Family stories trace the first Datcher farmers to the 1800s, when newly freed ancestors scraped together enough money to purchase a few rocky acres in Harpersville, Shelby County, Alabama. The land was exhausted and unforgiving, but it represented something priceless: ownership and the promise that their children would never again be treated as property.
Those first years demanded everything. By mid-century, a new generation of Datchers emerged as quiet innovators. They experimented with soil conservation methods, rotated crops to restore fertility and introduced new varieties better suited to Alabama’s heat and drought. When federal programs often bypassed Black farmers, the family shared what they learned informally over church suppers, at fence lines and at the local feed store.
Education became a cornerstone of the Datcher legacy. Children were expected to excel in school and understand the science behind what their grandparents had learned by feel. Some studied agriculture and business, returning home with degrees to modernize record-keeping, explore cooperative marketing and navigate loans and grants that earlier generations had been denied.

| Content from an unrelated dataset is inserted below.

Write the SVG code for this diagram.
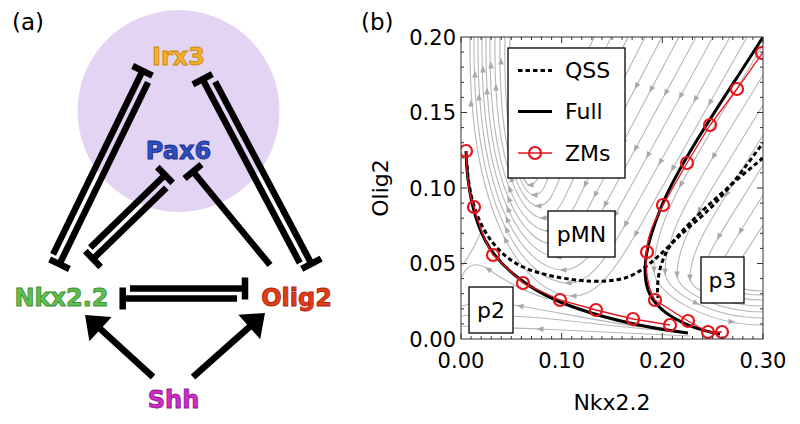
<svg xmlns="http://www.w3.org/2000/svg" width="800" height="424" viewBox="0 0 800 424">
<defs>
<style>
text{font-family:"DejaVu Sans","Liberation Sans",sans-serif}
.nl{font-weight:bold;font-size:24px;text-anchor:middle;stroke-width:0.9}
.e{fill:none;stroke:#000;stroke-width:6.5}
.inh{marker-end:url(#tb)}
.act{marker-end:url(#ah)}
.sl{fill:none;stroke:#b7b7b7;stroke-width:1.1}
.sm{marker-mid:url(#sa)}
.ar{fill:none;stroke:none;marker-end:url(#sa)}
.full{fill:none;stroke:#000;stroke-width:3}
.qss{fill:none;stroke:#000;stroke-width:3;stroke-dasharray:4.5 3}
.zl{fill:none;stroke:#e8141c;stroke-width:1.3}
.zm{fill:none;stroke:#e8141c;stroke-width:2.2}
.box{fill:#fff;stroke:#000;stroke-width:1.3}
.tk{fill:none;stroke:#333;stroke-width:1}
.tl{font-size:21px}
.lab{font-size:22px;text-anchor:middle}
.lg{font-size:22px}
.rl{font-size:22px;text-anchor:middle}
.pl{font-size:23px}
</style>
<marker id="tb" markerUnits="userSpaceOnUse" orient="auto" overflow="visible" markerWidth="10" markerHeight="24"><path d="M0,-11 V11" stroke="#000" stroke-width="6.5" fill="none"/></marker>
<marker id="ah" markerUnits="userSpaceOnUse" orient="auto" overflow="visible" markerWidth="30" markerHeight="36"><path d="M10,0 L-11,-16.5 L-11,16.5 z" fill="#000" stroke="none"/></marker>
<marker id="sa" markerUnits="userSpaceOnUse" orient="auto" overflow="visible" markerWidth="8" markerHeight="8"><path d="M3.5,0 L-3.5,-2.8 L-3.5,2.8 z" fill="#a9a9a9" stroke="none"/></marker>
<clipPath id="pc"><rect x="461" y="37" width="302" height="302"/></clipPath>
</defs>
<rect x="0" y="0" width="800" height="424" fill="#fff"/>

<!-- Panel (a) -->
<text x="12" y="30" class="pl">(a)</text>
<circle id="bg-circle" cx="178.5" cy="111" r="101" fill="#e4d4f4"/>
<g id="edges">
  <path class="e inh" d="M53.1,254.4 L142.5,70.8"/>
  <path class="e inh" d="M148,82.4 L59.5,264.2"/>
  <path class="e inh" d="M299.8,263 L202.6,79.3"/>
  <path class="e inh" d="M215.2,81.7 L311.4,263.7"/>
  <path class="e inh" d="M90.3,247.6 L165,175"/>
  <path class="e inh" d="M166.3,187.8 L93,259"/>
  <path class="e inh" d="M270,265 L193,171.5"/>
  <path class="e inh" d="M130,288.5 L245,288.5"/>
  <path class="e inh" d="M237,298.5 L122.7,298.5"/>
  <path class="e act" d="M153,377 L92.4,321.7"/>
  <path class="e act" d="M193,377 L257.5,319.7"/>
</g>
<g id="n-irx3"><text x="178.5" y="65" class="nl" fill="#f4b12b" stroke="#c98a12">Irx3</text></g>
<g id="n-pax6"><text x="178.5" y="159" class="nl" fill="#2c4fc2" stroke="#1b3187">Pax6</text></g>
<g id="n-nkx"><text x="61.5" y="306" class="nl" fill="#5fbf4f" stroke="#3f8f33">Nkx2.2</text></g>
<g id="n-olig2"><text x="296.5" y="306" class="nl" fill="#e33c18" stroke="#a82a0e">Olig2</text></g>
<g id="n-shh"><text x="173.5" y="408" class="nl" fill="#d12bc9" stroke="#8f1d8a">Shh</text></g>

<!-- Panel (b) -->
<text x="361" y="30" class="pl">(b)</text>
<g id="plot" clip-path="url(#pc)">
  <g id="streamlines">
    <path class="sl sm" d="M747,37 L709.8,102.8 L672.6,168.7 L635.4,234.5 C611,276.6 594.8,296 573,296 C552.4,296 526.2,279.8 505.3,239.4 C484.5,198.9 469,134.2 470,37"/>
    <path class="sl sm" d="M730,37 L695.1,99.5 L660.2,162.1 L625.3,224.6 C602.8,264.6 588.3,283 568,283 C549.2,283 525.2,267.6 506.2,229.2 C487.1,190.8 473,129.3 474,37"/>
    <path class="sl sm" d="M713,37 L680.4,96.2 L647.8,155.5 L615.2,214.7 C594.7,252.5 581.8,270 563,270 C546,270 524.3,255.5 507,219.1 C489.8,182.7 477,124.4 478,37"/>
    <path class="sl sm" d="M696,37 L665.7,92.9 L635.4,148.8 L605.1,204.8 C586.6,240.5 575.3,257 558,257 C542.8,257 523.3,243.3 507.9,208.9 C492.4,174.5 481,119.5 482,37"/>
    <path class="sl sm" d="M679,37 L651,89.6 L623.1,142.2 L595.1,194.8 C578.4,228.5 568.8,244 553,244 C539.6,244 522.4,231.1 508.7,198.7 C495.1,166.4 485,114.7 486,37"/>
    <path class="sl sm" d="M662,37 L636.3,86.3 L610.7,135.6 L585,184.9 C570.3,216.5 562.3,231 548,231 C536.4,231 521.4,218.9 509.6,188.6 C497.7,158.3 489,109.8 490,37"/>
    <path class="sl sm" d="M645,37 L621.7,83 L598.3,129 L575,175 C562.2,204.4 555.8,218 543,218 C533.4,218 520.9,206.7 511.1,178.4 C501.2,150.2 494,104.9 495,37"/>
    <path class="sl sm" d="M628,37 L606.9,80 L585.8,122.9 L564.7,165.9 C553.9,193.3 549.3,206 538,206 C530.4,206 520.4,195.5 512.6,169.1 C504.7,142.7 499,100.4 500,37"/>
    <path class="sl sm" d="M611,37 L592.3,77.2 L573.5,117.3 L554.8,157.5 C546.3,183.2 543.7,195 534,195 C528.2,195 520.5,185.1 514.4,160.4 C508.4,135.8 504,96.3 505,37"/>
    <path class="sl sm" d="M594,37 L577.5,74.6 L561.1,112.2 L544.6,149.9 C538.4,173.9 538,185 530,185 C526,185 520.5,175.8 516.3,152.6 C512,129.5 509,92.5 510,37"/>
    <path class="sl sm" d="M763,45 C690.2,165.4 654,220 654,270 C654,295 708.5,325 763,325"/>
    <path class="sl sm" d="M763,75 C699.5,180 665,228.7 665,272 C665,292.7 714,318 763,318"/>
    <path class="sl sm" d="M763,105 C708.2,195.6 677,237.6 677,275 C677,291.65 720,312 763,312"/>
    <path class="sl sm" d="M763,135 C716.9,211.3 690,246.5 690,278 C690,290.6 726.5,306 763,306"/>
    <path class="sl sm" d="M763,165 C725.9,226.3 703,254.7 703,280 C703,289 733,300 763,300"/>
    <path class="sl sm" d="M763,195 C735,241.4 717,262.9 717,282 C717,287.85 740,295 763,295"/>
    <path class="sl sm" d="M763,225 C744.3,256 731,270.2 731,283 C731,286.6 747,291 763,291"/>
    <path class="sl sm" d="M690,336 C640,334 570,330 540,329 C510,328 480,327 462,326"/>
    <path class="sl" d="M670,331 C625,328 575,321 540,318 C505,315 478,314 462,316"/>
    <path class="sl sm" d="M640,327 C600,321 555,312 520,306 C495,302 475,302 462,306"/>
    <path class="sl sm" d="M548,299 C522,291 502,279 488,269 C476,261 466,265 462,277"/>
    <path class="sl" d="M481,232 C474,248 468,258 462,266"/>
    <path class="ar" d="M681.2,183.9 l-0.46,0.89"/>
    <path class="ar" d="M713.9,155.6 l-0.51,0.86"/>
    <path class="ar" d="M699.5,210 l-0.48,0.87"/>
    <path class="ar" d="M726.8,193.6 l-0.52,0.85"/>
    <path class="ar" d="M719.1,236 l-0.5,0.86"/>
    <path class="ar" d="M740.7,230.7 l-0.52,0.85"/>
    <path class="ar" d="M731,321.7 l1,0.05"/>
    <path class="ar" d="M695.6,302.8 l0.9,0.44"/>
    <path class="ar" d="M471,104 l0,-1"/>
    <path class="ar" d="M475,75 l0,-1"/>
    <path class="ar" d="M479,98 l0,-1"/>
    <path class="ar" d="M483,70 l0,-1"/>
    <path class="ar" d="M487,92 l0,-1"/>
    <path class="ar" d="M491,66 l0,-1"/>
    <path class="ar" d="M496,88 l0,-1"/>
    <path class="ar" d="M501,62 l0,-1"/>
  </g>
  <g id="qss">
    <path class="qss" d="M467,165 C470,215 490,255 530,270 C560,280 600,285 625,278 C648,271 668,245 695,222 C720,202 743,170 763,143"/>
    <path class="qss" d="M763,158 C730,185 690,220 672,243 C660,260 656,280 658,298"/>
  </g>
  <g id="full">
    <path class="full" d="M466,151 C467,185 472,215 485,240 C498,265 525,287 560,302 C595,316 640,327 688,333"/>
    <path class="full" d="M763,37 C730,90 680,160 660,210 C647,243 641,268 648,290 C656,312 685,328 720,334"/>
  </g>
  <g id="zms">
    <path class="zl" d="M466,151 C467,180 469,197 474,207 C479,225 484,241 493,255 L523,283 L560,300 L596,310 L633,319 L670,325"/>
    <path class="zl" d="M763,52 L737,89 L710,125 L687,163 L663,205 C652,225 646,240 646,258 C646,280 650,292 655,300 L688,321 L708,332 L722,332"/>
    <g class="zm">
      <circle cx="466" cy="151" r="6"/><circle cx="474" cy="207" r="6"/><circle cx="493" cy="255" r="6"/><circle cx="523" cy="283" r="6"/><circle cx="560" cy="300" r="6"/><circle cx="596" cy="310" r="6"/><circle cx="633" cy="319" r="6"/><circle cx="670" cy="325" r="6"/>
      <circle cx="762" cy="53" r="6"/><circle cx="737" cy="89" r="6"/><circle cx="710" cy="125" r="6"/><circle cx="687" cy="163" r="6"/><circle cx="663" cy="205" r="6"/><circle cx="647" cy="252" r="6"/><circle cx="655" cy="300" r="6"/><circle cx="688" cy="321" r="6"/><circle cx="708" cy="332" r="6"/><circle cx="722" cy="332" r="6"/>
    </g>
  </g>
</g>
<g id="axes">
  <rect x="461" y="37" width="302" height="302" fill="none" stroke="#333" stroke-width="1"/>
  <path class="tk" d="M461,339v-6M561.67,339v-6M662.33,339v-6M763,339v-6M461,37v6M561.67,37v6M662.33,37v6M763,37v6
  M461,263.5h6M461,188h6M461,112.5h6M763,263.5h-6M763,188h-6M763,112.5h-6"/>
  <path class="tk" d="M471.07,339v-3M481.13,339v-3M491.2,339v-3M501.27,339v-3M511.33,339v-3M521.4,339v-3M531.47,339v-3M541.53,339v-3M551.6,339v-3M571.73,339v-3M581.8,339v-3M591.87,339v-3M601.93,339v-3M612,339v-3M622.07,339v-3M632.13,339v-3M642.2,339v-3M652.27,339v-3M672.4,339v-3M682.47,339v-3M692.53,339v-3M702.6,339v-3M712.67,339v-3M722.73,339v-3M732.8,339v-3M742.87,339v-3M752.93,339v-3
  M471.07,37v3M481.13,37v3M491.2,37v3M501.27,37v3M511.33,37v3M521.4,37v3M531.47,37v3M541.53,37v3M551.6,37v3M571.73,37v3M581.8,37v3M591.87,37v3M601.93,37v3M612,37v3M622.07,37v3M632.13,37v3M642.2,37v3M652.27,37v3M672.4,37v3M682.47,37v3M692.53,37v3M702.6,37v3M712.67,37v3M722.73,37v3M732.8,37v3M742.87,37v3M752.93,37v3
  M461,323.9h3M461,308.8h3M461,293.7h3M461,278.6h3M461,248.4h3M461,233.3h3M461,218.2h3M461,203.1h3M461,172.9h3M461,157.8h3M461,142.7h3M461,127.6h3M461,97.4h3M461,82.3h3M461,67.2h3M461,52.1h3
  M763,323.9h-3M763,308.8h-3M763,293.7h-3M763,278.6h-3M763,248.4h-3M763,233.3h-3M763,218.2h-3M763,203.1h-3M763,172.9h-3M763,157.8h-3M763,142.7h-3M763,127.6h-3M763,97.4h-3M763,82.3h-3M763,67.2h-3M763,52.1h-3"/>
  <g class="tl" text-anchor="middle">
    <text x="461" y="368">0.00</text><text x="561.7" y="368">0.10</text><text x="662.3" y="368">0.20</text><text x="763" y="368">0.30</text>
  </g>
  <g class="tl" text-anchor="end">
    <text x="456" y="346.5">0.00</text><text x="456" y="271">0.05</text><text x="456" y="195.5">0.10</text><text x="456" y="120">0.15</text><text x="456" y="44.5">0.20</text>
  </g>
  <text x="612" y="410" class="lab">Nkx2.2</text>
  <text transform="translate(388,188) rotate(-90)" class="lab">Olig2</text>
</g>
<g id="legend">
  <rect x="508" y="48" width="117" height="130" class="box"/>
  <path class="qss" d="M518,70.5 H552"/>
  <text x="565" y="78" class="lg">QSS</text>
  <path class="full" d="M518,111.5 H552"/>
  <text x="565" y="119" class="lg">Full</text>
  <path class="zl" d="M518,153 H552"/>
  <circle cx="535" cy="153" r="6" class="zm"/>
  <text x="565" y="160.5" class="lg">ZMs</text>
</g>
<g id="region-pMN"><rect x="548" y="211" width="67" height="46" class="box"/><text x="581.5" y="242" class="rl">pMN</text></g>
<g id="region-p2"><rect x="469" y="287" width="44" height="46" class="box"/><text x="491" y="318" class="rl">p2</text></g>
<g id="region-p3"><rect x="701" y="257" width="43" height="46" class="box"/><text x="722.5" y="288" class="rl">p3</text></g>
</svg>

Working sunup to sundown, the early Datchers planted cotton and corn alongside kitchen gardens that stretched behind the modest farmhouse. They bartered eggs and vegetables, repaired their own tools and taught each child that every fence post and furrow carried the weight of family sacrifice.
Even as land loss eroded countless Black-owned farms across the South, the Datchers fought to hold on, meticulously protecting deeds, paying taxes on time and ensuring each transition of ownership was secure. Their acreage became not just a workplace but a living archive of African American rural history.
As Jim Crow tightened its grip on the South, many neighbors left for factory work up North. The Datchers stayed. They diversified their crops, adding peanuts, sweet potatoes and livestock to hedge against bad seasons and unstable prices. In the process, they created a model of small-scale resilience that would guide the family for decades.
Today, younger Datcher descendants blend tradition with innovation through farm-to-table partnerships, community-supported agriculture, and workshops for local youth. Through them, the Alabama soil still carries the imprint of generations who believed that working the land could also work a quiet revolution.